Same thing with Battlelore. I don't recall 2nd Edition crashing and burning, since it's had 4 separate expansions released for it. It's actually a fantastic game and an improvement on the original, IMO. The fact that they adapted it to their Terrinoth universe is a simple fact of marketing. If people enjoy 2nd Ed. Battlelore, how cool would it it be to play the Uthuk Y'llan in Runewars or Rune Age or fight them in Runebound? What could possibly be wrong with that strategy from a marketing and profit standpoint, other than apparently pissing off the crowd that seems to think that every world created for a game should be on the order of Tolkien (decades in the writing), Herbert (8 years to write the first one; 20 to write the rest), and 40K (33 years in the making to date, derivative of more sources than can be counted, and the product of literally hundreds of developers and authors; does anyone remember how half-assed the universe was in the 80s? Space Hulk was often considered a direct ripoff of Aliens (and it essentially is.))

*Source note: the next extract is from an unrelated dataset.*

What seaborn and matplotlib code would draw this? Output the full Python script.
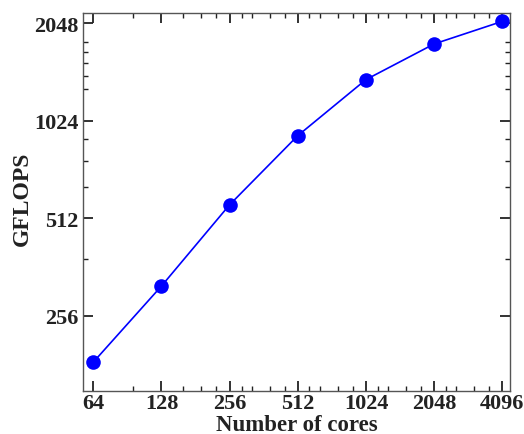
import matplotlib
matplotlib.use("Agg")
import matplotlib.pyplot as plt
import seaborn as sns
import pandas as pd
import numpy as np
from matplotlib.ticker import FixedLocator, FixedFormatter, NullFormatter

cores = [64, 128, 256, 512, 1024, 2048, 4096]
gflops = [184, 316, 563, 920, 1370, 1765, 2072]
x_ticks = [64, 128, 256, 512, 1024, 2048, 4096]
x_tick_labels = ["64", "128", "256", "512", "1024", "2048", "4096"]
y_ticks = [256, 512, 1024, 2048]
y_tick_labels = ["256", "512", "1024", "2048"]
x_minor = [96, 160, 192, 224, 290, 320, 384, 448, 576, 640, 768, 896,
           1152, 1280, 1536, 1792, 2304, 2560, 3072, 3584]
y_minor = [384, 640, 768, 896, 1280, 1408, 1536, 1664, 1792]

sns.set_style("ticks")
plt.rcParams['font.family'] = ['Liberation Serif', 'DejaVu Serif']
plt.rcParams['font.weight'] = 'bold'

df = pd.DataFrame({"cores": cores, "gflops": gflops})

fig = plt.figure(figsize=(5.24, 4.35), dpi=100)
ax = fig.add_axes([83/524, 1-392/435, (510-83)/524, (392-14)/435])

sns.lineplot(data=df, x="cores", y="gflops", ax=ax, color="#0000ff",
             marker="o", markersize=10.5, markeredgewidth=0, linewidth=1.2)

ax.set_xscale("log", base=2)
ax.set_yscale("log", base=2)
ax.set_xlim(64 * 2 ** -0.151, 4096 * 2 ** 0.113)
ax.set_ylim(256 * 2 ** -0.772, 2048 * 2 ** 0.1026)

ax.xaxis.set_major_locator(FixedLocator(x_ticks))
ax.xaxis.set_major_formatter(FixedFormatter(x_tick_labels))
ax.xaxis.set_minor_locator(FixedLocator(x_minor))
ax.xaxis.set_minor_formatter(NullFormatter())
ax.yaxis.set_major_locator(FixedLocator(y_ticks))
ax.yaxis.set_major_formatter(FixedFormatter(y_tick_labels))
ax.yaxis.set_minor_locator(FixedLocator(y_minor))
ax.yaxis.set_minor_formatter(NullFormatter())

for s in ax.spines.values():
    s.set_color("#555555")
    s.set_linewidth(1.0)

ax.tick_params(which="both", direction="in", top=True, right=True,
               colors="#222222", labelcolor="#222222")
ax.tick_params(which="major", length=7, width=1.3, labelsize=16, pad=3.5)
ax.tick_params(axis="x", which="major", pad=1.5)
ax.tick_params(which="minor", length=3.5, width=1.0)
for lab in ax.get_xticklabels() + ax.get_yticklabels():
    lab.set_fontweight("bold")

ax.set_xlabel("Number of cores", fontsize=16.5, fontweight="bold", color="#222222")
ax.set_ylabel("GFLOPS", fontsize=17, fontweight="bold", color="#222222")
ax.xaxis.set_label_coords(0.5, -0.06, transform=ax.transAxes)
ax.yaxis.set_label_coords(-0.117, 0.51, transform=ax.transAxes)

fig.savefig("out.png", dpi=100)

Mr. White, the reason that games like X-Wing weren't set in the TI3 universe was, again, a marketing decision. When you have an established IP that is dearly loved by a mass audience and provides a ready-made slot to place your game (What do people most remember about Star Wars? A series of dogfights.), you'd be foolish not to take it. Jeb, you're right in that videogame developers have been better in some respects in this fashion, but that's because it's easier to immerse people in your world when you can give them audio and a continuous stream of graphics to put them in it. And, speaking of derivation, Azeroth is a pretty decent model of it, at its roots. Blizzard built a company out of ripping off GW's material (Green Orcs, steam-powered Dwarves, Zerg(Tyranids)/Marines(Marines)/Protoss(Eldar.) That's why I cracked up a couple years ago when it leaked out that their next release would be called... Overwatch. Yes, Azeroth has been built into its own elaborate thing; all credit to them. But, again, I think it's easier to do that in some media than others.
As for the RPG angle, that's a graveyard. You don't think FFG would be pursuing that more heavily if it was actually, y'know... profitable? People can make their own RPGs in a thread on a forum. There's just no real market for it, anymore. Sure, a TI3 or Terrinoth RPG might have been a marketing angle to pursue, but if there's more money in other things (X-Wing), you might as well go with what works. In all honesty, there is a fair amount of backstory and setting in both the TI3 and Terrinoth settings, if people actually stop and read some of the stuff. But that's the trick, right? Videogames can show stuff just by being played. Compelling people to read and involve themselves is a whole other effort.